Hunt 757A and 757T (youth hunt), Sled Springs and Chesnimnus units: Deep snow at higher elevations. Wallowa-Whitman national forestlands provide good hunting opportunities. Remember the Noregaard, Whiskey Creek and Shamrock Travel Management Areas will be in effect in the Sled Springs unit through May 31; maps are available at entrance points or at ODFW’s Enterprise office. Last year’s success rate for the adult hunt was 15 percent (171 hunters took 25 bears).
Hunt 759A, Snake River Unit: Bear numbers appear to be down slightly. Wallowa-Whitman national forestlands provide good hunting opportunities. Most of the Snake River unit still has a considerable amount of snow, so access will be difficult until May. Last year’s success rate for this hunt was 9 percent (269 hunters took 23 bears).
Hunt 760A and 760T (youth hunt), Minam and Imnaha units: Hunters can use the Eagle Cap Wilderness; bears are generally located at lower elevations. Much of the wilderness is heavily timbered making visibility a challenge. The lower reaches of Bear Creek and the Minam River are good places to hunt. Portions of the Minam and Imnaha units still have a considerable amount of snow so access will be difficult until May. Last year’s success rate for the adult hunt was 13 percent (128 hunters took 17 bears).
Pine Creek-Keating-Catherine Creek (Hunt 762A)
Baker District has received no damage complaints or sightings yet but boars should start coming out soon. While the snow pack is only moderate, Baker experienced a later than average spring this year. The lower elevations in the Pine Creek Unit near Oxbow and Hells Canyon are snow free, but higher elevations near Pine Creek and McGraw Overlook still have deep snow. The snowline in the Keating Unit is right at the national forest boundary so there is no public access for bear hunters at this point. The majority of roads in all units are still impassible; contact USFS or ODFW for conditions before heading out. Last year’s success rate was 8 percent (244 hunters took 20 bears).
Locations: Low to mid elevation areas above Hells Canyon Reservoir or Pine Creek are recommended; later in the season try McGraw Creek.
Lookout Mt. Unit (764)
Low to mid elevation areas of Lookout Mtn. unit are snow free. Try south facing slopes near the treeline above Brownlee Reservoir. Heavy high and mid elevations snow will reduce motorized access to this unit. Private lands limit access; only hunters that already had permission from private landowners should have applied for this hunt. Last year’s success rate was 7 percent (28 hunters took 2 bears).
High Desert Region
South Central (Hunt 731A, season April 15 – May 31)
Bear populations are stable to slightly increasing but low compared to other areas of the state.

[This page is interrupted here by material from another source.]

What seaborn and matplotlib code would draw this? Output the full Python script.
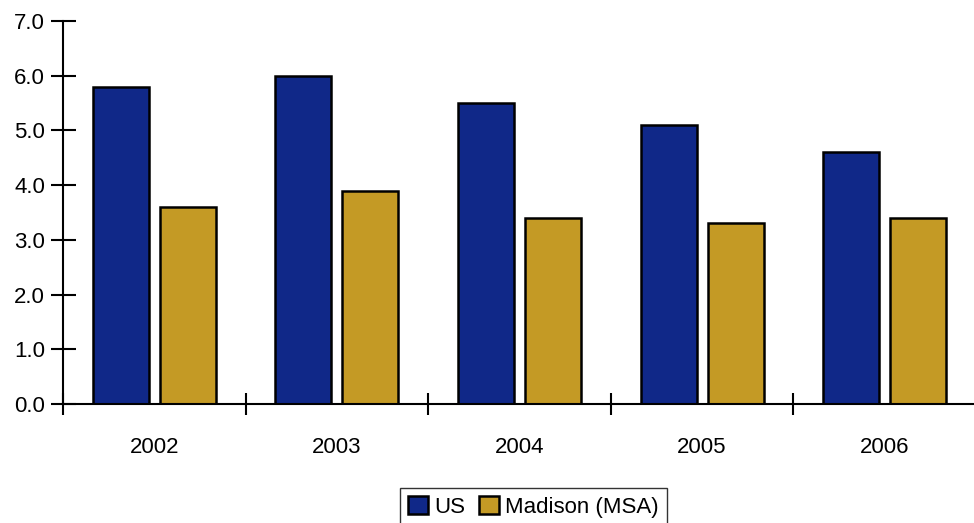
import matplotlib
matplotlib.use("Agg")
import matplotlib.pyplot as plt
import seaborn as sns
import pandas as pd
from matplotlib.ticker import FixedLocator

years = ["2002", "2003", "2004", "2005", "2006"]
us_values = [5.8, 6.0, 5.5, 5.1, 4.6]
madison_values = [3.6, 3.9, 3.4, 3.3, 3.4]
series_names = ["US", "Madison (MSA)"]
y_ticks = [0.0, 1.0, 2.0, 3.0, 4.0, 5.0, 6.0, 7.0]

df = pd.DataFrame({
    "year": years * 2,
    "value": us_values + madison_values,
    "series": [series_names[0]] * len(years) + [series_names[1]] * len(years),
})

sns.set_style("white")
plt.rcParams["font.family"] = ["Liberation Sans Narrow", "Liberation Sans", "DejaVu Sans"]
plt.rcParams["text.color"] = "black"
plt.rcParams["xtick.color"] = "black"
plt.rcParams["ytick.color"] = "black"

fig = plt.figure(figsize=(9.74, 5.23), dpi=100)
ax = fig.add_axes([63 / 974, (523 - 404) / 523, 1 - 63 / 974 + 0.002, (404 - 21) / 523])

palette = {series_names[0]: "#102888", series_names[1]: "#C49A25"}
sns.barplot(data=df, x="year", y="value", hue="series", palette=palette,
            width=0.734, gap=0.163, edgecolor="black", linewidth=1.8,
            saturation=1, ax=ax, legend=True)

ax.set_xlim(-0.5, 4.5)
ax.set_ylim(0, 7)
ax.set_yticks(y_ticks)
ax.set_yticklabels([f"{v:.1f}" for v in y_ticks], fontsize=16)
ax.set_xticks(range(len(years)))
ax.set_xticklabels(years, fontsize=16)
ax.xaxis.set_minor_locator(FixedLocator([i - 0.5 for i in range(len(years) + 1)]))
ax.tick_params(axis="x", which="major", length=0, pad=24, bottom=True)
ax.tick_params(axis="x", which="minor", direction="inout", length=16, width=1.5,
               color="black", bottom=True)
ax.tick_params(axis="y", direction="inout", length=18, width=1.5, color="black", pad=4, left=True)
ax.set_xlabel("")
ax.set_ylabel("")
for s in ["top", "right"]:
    ax.spines[s].set_visible(False)
for s in ["left", "bottom"]:
    ax.spines[s].set_color("black")
    ax.spines[s].set_linewidth(1.5)

leg = ax.legend(loc="upper center", bbox_to_anchor=(0.515, -0.22), ncol=2,
                frameon=True, fancybox=False, fontsize=16, handlelength=0.9,
                handleheight=0.9, handletextpad=0.3, columnspacing=0.6,
                borderpad=0.35, borderaxespad=0)
leg.get_frame().set_edgecolor("black")
leg.get_frame().set_linewidth(1.0)

fig.savefig("out.png", dpi=100)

The highest bear densities are in the Cascade Mountains with lower densities in the drier, semi-desert portions of the hunt area. Areas for hunters to check include the Keno Unit, western portion of the Sprague Unit, and the Gearhart Mountain area in the Interstate Unit. Focus on the unburned fringes around 2002 fires (Grizzly Fire in the Interstate Unit and the Toolbox/Winter Fire in the Silver Lake Unit) and in riparian areas. In the northern portion of Fort Rock unit bear populations are low and hunters should expect low success. Bear activity is most common west of Highway 97 in the vicinity of riparian vegetation. Last year’s success rate was 4 percent (57 hunters took 2 bears).
Locations: Public access is good within the Fremont-Winema and Deschutes National Forests and on open private timberland. Please respect private property, avoid driving on soft or muddy roads. Access for the opener will be limited by snow at all but the lowest elevations. Muddy roads and snow drifts on north slopes will restrict access in areas above 6,000 feet until the later part of the season.
Hood Unit (Hunt 742, season April 15-May 31)
Hunting for spring bears in the Hood Unit can be challenging. Snowpack in higher elevations of the Hood unit may keep many bears in hibernation longer this year and reduce early season access. Hunters wanting to hunt the early part of the season should focus their efforts on clearcuts at lower elevations. Later in the season, when beehives are out in orchards for pollination, hunt forestland near the beehives or seek permission to hunt on private orchard ground that borders the timber. Last year’s success rate for this hunt was 11 percent (28 hunters took 3 bears).
Locations: Hunters can utilize both public land (Mt. Hood National Forest and Hood River County land) and private industrial forestland open to hunting.
South Blue Mtns (Hunt 746A, season April 15-May 31)
The hunt area experienced a light winter. Snow levels are high and should not have much effect on hunter access. Bear populations are stable or increasing but this hunt is still challenging, due to the heavy forested terrain which makes it difficult to spot bears. Observations from an ongoing statewide bear study suggest that the northwest section of the Murderers Creek, Beulah, and Northside units have higher bear densities. Hunters often use this tag as an opportunity to scout new hunting areas for next fall’s deer and elk seasons, turkey hunt, or collect shed antlers. Remember it is legal to take naturally shed antlers, but not skulls with antlers attached. Last year’s success rate was low; 141 hunters took 2 bears.
Locations: Hunters may want to focus their efforts on open ridges early in the morning or near meadows with good green grasses. Most bear habitat for this hunt is in national forests (Malheur, Ochoco, Umatilla and Wallowa-Whitman) with some BLM land in the western Northside unit. Consult federal land managers for any road closures or restrictions. Private lands are by permission hunting only.